Drei Nächte
Summary
Moonlit Berlin, 1927: three nocturnes unfurl like bruised petals around a shuttered dance hall. On the first eve, cashier-cum-clandestine-poet Viktor (Reinhold Schünzel) pockets the takings and vanishes into fog, leaving behind a crimson glove stitched with the initials of cabaret starlet Lisel (Sybill Morel). Second night: Lisel, convinced Viktor’s flight is a cryptic proposal, drifts through Spreewald alleys where lantern reflections quiver like guilty consciences; she is tailed by morphine-addicted detective Riedel (Otto Gebühr) whose pupils are wider than the Brandenburg Gate.

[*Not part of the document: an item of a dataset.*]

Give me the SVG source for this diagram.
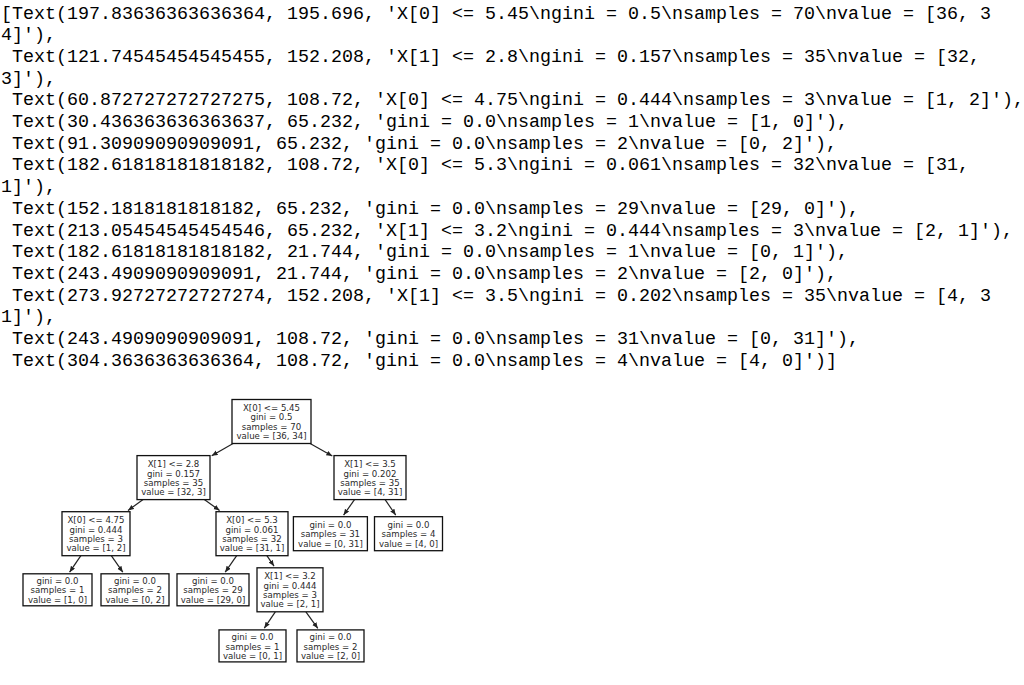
<svg xmlns="http://www.w3.org/2000/svg" width="1024" height="685" viewBox="0 0 1024 685">
  <style>
    .listing { font-family: "Liberation Mono", "Courier New", monospace; font-size: 18.33px; fill: #000; }
    .node rect { fill: #fff; stroke: #111; stroke-width: 1.3; }
    .node text { font-family: "DejaVu Sans", sans-serif; font-size: 8.6px; fill: #2a2a2a; text-anchor: middle; }
    .edge { stroke: #222; stroke-width: 1.2; fill: none; marker-end: url(#head); }
  </style>
  <defs>
    <marker id="head" markerUnits="userSpaceOnUse" markerWidth="8" markerHeight="8" refX="6" refY="2.5" orient="auto">
      <path d="M0,0 L6,2.5 L0,5 Z" fill="#222"/>
    </marker>
  </defs>
  <rect width="1024" height="685" fill="#fff"/>

  <!-- printed list of tree text artists; indented lines start one column in -->
  <g id="listing" class="listing">
    <text x="1" y="18.5">[Text(197.83636363636364, 195.696, 'X[0] &lt;= 5.45\ngini = 0.5\nsamples = 70\nvalue = [36, 3</text>
    <text x="1" y="40.2">4]'),</text>
    <text x="12" y="61.9">Text(121.74545454545455, 152.208, 'X[1] &lt;= 2.8\ngini = 0.157\nsamples = 35\nvalue = [32,</text>
    <text x="1" y="83.6">3]'),</text>
    <text x="12" y="105.3">Text(60.872727272727275, 108.72, 'X[0] &lt;= 4.75\ngini = 0.444\nsamples = 3\nvalue = [1, 2]'),</text>
    <text x="12" y="127.0">Text(30.436363636363637, 65.232, 'gini = 0.0\nsamples = 1\nvalue = [1, 0]'),</text>
    <text x="12" y="148.7">Text(91.30909090909091, 65.232, 'gini = 0.0\nsamples = 2\nvalue = [0, 2]'),</text>
    <text x="12" y="170.4">Text(182.61818181818182, 108.72, 'X[0] &lt;= 5.3\ngini = 0.061\nsamples = 32\nvalue = [31,</text>
    <text x="1" y="192.1">1]'),</text>
    <text x="12" y="213.8">Text(152.1818181818182, 65.232, 'gini = 0.0\nsamples = 29\nvalue = [29, 0]'),</text>
    <text x="12" y="235.5">Text(213.05454545454546, 65.232, 'X[1] &lt;= 3.2\ngini = 0.444\nsamples = 3\nvalue = [2, 1]'),</text>
    <text x="12" y="257.2">Text(182.61818181818182, 21.744, 'gini = 0.0\nsamples = 1\nvalue = [0, 1]'),</text>
    <text x="12" y="278.9">Text(243.4909090909091, 21.744, 'gini = 0.0\nsamples = 2\nvalue = [2, 0]'),</text>
    <text x="12" y="300.6">Text(273.92727272727274, 152.208, 'X[1] &lt;= 3.5\ngini = 0.202\nsamples = 35\nvalue = [4, 3</text>
    <text x="1" y="322.3">1]'),</text>
    <text x="12" y="344.0">Text(243.4909090909091, 108.72, 'gini = 0.0\nsamples = 31\nvalue = [0, 31]'),</text>
    <text x="12" y="365.7">Text(304.3636363636364, 108.72, 'gini = 0.0\nsamples = 4\nvalue = [4, 0]')]</text>
  </g>

  <!-- parent-to-child arrows -->
  <g id="connectors">
    <line class="edge" x1="233.1" y1="443.5" x2="211.7" y2="455.7"/>
    <line class="edge" x1="310.1" y1="443.5" x2="332.3" y2="456.1"/>
    <line class="edge" x1="143.1" y1="499.6" x2="128.0" y2="510.5"/>
    <line class="edge" x1="204.3" y1="499.6" x2="219.6" y2="510.5"/>
    <line class="edge" x1="354.5" y1="499.6" x2="343.6" y2="515.1"/>
    <line class="edge" x1="385.1" y1="499.6" x2="395.7" y2="515.1"/>
    <line class="edge" x1="80.9" y1="555.7" x2="69.6" y2="572.2"/>
    <line class="edge" x1="111.3" y1="555.7" x2="122.8" y2="572.2"/>
    <line class="edge" x1="236.7" y1="555.7" x2="225.2" y2="572.2"/>
    <line class="edge" x1="266.9" y1="555.7" x2="274.0" y2="566.1"/>
    <line class="edge" x1="275.3" y1="611.8" x2="264.3" y2="628.2"/>
    <line class="edge" x1="305.9" y1="611.8" x2="317.8" y2="628.3"/>
  </g>

  <!-- split and leaf nodes -->
  <g id="node0" class="node" transform="translate(271.5,421.5)">
    <rect x="-39.5" y="-22" width="79" height="44"/>
    <text><tspan x="0" y="-10.35">X[0] &lt;= 5.45</tspan><tspan x="0" y="-1.05">gini = 0.5</tspan><tspan x="0" y="8.25">samples = 70</tspan><tspan x="0" y="17.55">value = [36, 34]</tspan></text>
  </g>
  <g id="node1" class="node" transform="translate(173.5,477.6)">
    <rect x="-36.5" y="-22" width="73" height="44"/>
    <text><tspan x="0" y="-10.35">X[1] &lt;= 2.8</tspan><tspan x="0" y="-1.05">gini = 0.157</tspan><tspan x="0" y="8.25">samples = 35</tspan><tspan x="0" y="17.55">value = [32, 3]</tspan></text>
  </g>
  <g id="node2" class="node" transform="translate(96,533.7)">
    <rect x="-34" y="-22" width="68" height="44"/>
    <text><tspan x="0" y="-10.35">X[0] &lt;= 4.75</tspan><tspan x="0" y="-1.05">gini = 0.444</tspan><tspan x="0" y="8.25">samples = 3</tspan><tspan x="0" y="17.55">value = [1, 2]</tspan></text>
  </g>
  <g id="node3" class="node" transform="translate(57.5,589.8)">
    <rect x="-34.5" y="-16" width="69" height="32"/>
    <text><tspan x="0" y="-5.7">gini = 0.0</tspan><tspan x="0" y="3.6">samples = 1</tspan><tspan x="0" y="12.9">value = [1, 0]</tspan></text>
  </g>
  <g id="node4" class="node" transform="translate(135,589.8)">
    <rect x="-34" y="-16" width="68" height="32"/>
    <text><tspan x="0" y="-5.7">gini = 0.0</tspan><tspan x="0" y="3.6">samples = 2</tspan><tspan x="0" y="12.9">value = [0, 2]</tspan></text>
  </g>
  <g id="node5" class="node" transform="translate(252,533.7)">
    <rect x="-36" y="-22" width="72" height="44"/>
    <text><tspan x="0" y="-10.35">X[0] &lt;= 5.3</tspan><tspan x="0" y="-1.05">gini = 0.061</tspan><tspan x="0" y="8.25">samples = 32</tspan><tspan x="0" y="17.55">value = [31, 1]</tspan></text>
  </g>
  <g id="node6" class="node" transform="translate(213,589.8)">
    <rect x="-36" y="-16" width="72" height="32"/>
    <text><tspan x="0" y="-5.7">gini = 0.0</tspan><tspan x="0" y="3.6">samples = 29</tspan><tspan x="0" y="12.9">value = [29, 0]</tspan></text>
  </g>
  <g id="node7" class="node" transform="translate(290,589.8)">
    <rect x="-33" y="-22" width="66" height="44"/>
    <text><tspan x="0" y="-10.35">X[1] &lt;= 3.2</tspan><tspan x="0" y="-1.05">gini = 0.444</tspan><tspan x="0" y="8.25">samples = 3</tspan><tspan x="0" y="17.55">value = [2, 1]</tspan></text>
  </g>
  <g id="node8" class="node" transform="translate(252.5,645.9)">
    <rect x="-33.5" y="-16" width="67" height="32"/>
    <text><tspan x="0" y="-5.7">gini = 0.0</tspan><tspan x="0" y="3.6">samples = 1</tspan><tspan x="0" y="12.9">value = [0, 1]</tspan></text>
  </g>
  <g id="node9" class="node" transform="translate(330.5,645.9)">
    <rect x="-33.5" y="-16" width="67" height="32"/>
    <text><tspan x="0" y="-5.7">gini = 0.0</tspan><tspan x="0" y="3.6">samples = 2</tspan><tspan x="0" y="12.9">value = [2, 0]</tspan></text>
  </g>
  <g id="node10" class="node" transform="translate(370,477.6)">
    <rect x="-36" y="-22" width="72" height="44"/>
    <text><tspan x="0" y="-10.35">X[1] &lt;= 3.5</tspan><tspan x="0" y="-1.05">gini = 0.202</tspan><tspan x="0" y="8.25">samples = 35</tspan><tspan x="0" y="17.55">value = [4, 31]</tspan></text>
  </g>
  <g id="node11" class="node" transform="translate(330.4,533.7)">
    <rect x="-37" y="-17" width="74" height="34"/>
    <text><tspan x="0" y="-5.7">gini = 0.0</tspan><tspan x="0" y="3.6">samples = 31</tspan><tspan x="0" y="12.9">value = [0, 31]</tspan></text>
  </g>
  <g id="node12" class="node" transform="translate(408.5,533.7)">
    <rect x="-34" y="-17" width="68" height="34"/>
    <text><tspan x="0" y="-5.7">gini = 0.0</tspan><tspan x="0" y="3.6">samples = 4</tspan><tspan x="0" y="12.9">value = [4, 0]</tspan></text>
  </g>
</svg>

Third night: Grete Hollmann’s mute seamstress Mizi—who has sewn every sequin on Lisel’s costumes—threads the city’s scandals into a secret quilt; each square contains a hair from a different lover, and when she burns the textile on an abandoned barge, the smoke writes a confession only the river understands. At dawn, the glove floats back to the cabaret stage inside a champagne bucket; Viktor re-appears in the wings, face powdered corpse-white, reciting a sonnet whose final couplet predicts the stock-market crash two years hence. Curtain falls on a kiss between Lisel and Mizi while Riedel laughs until blood mists his badge: justice, desire, and currency have changed hands so often that nobody recalls who originally sinned.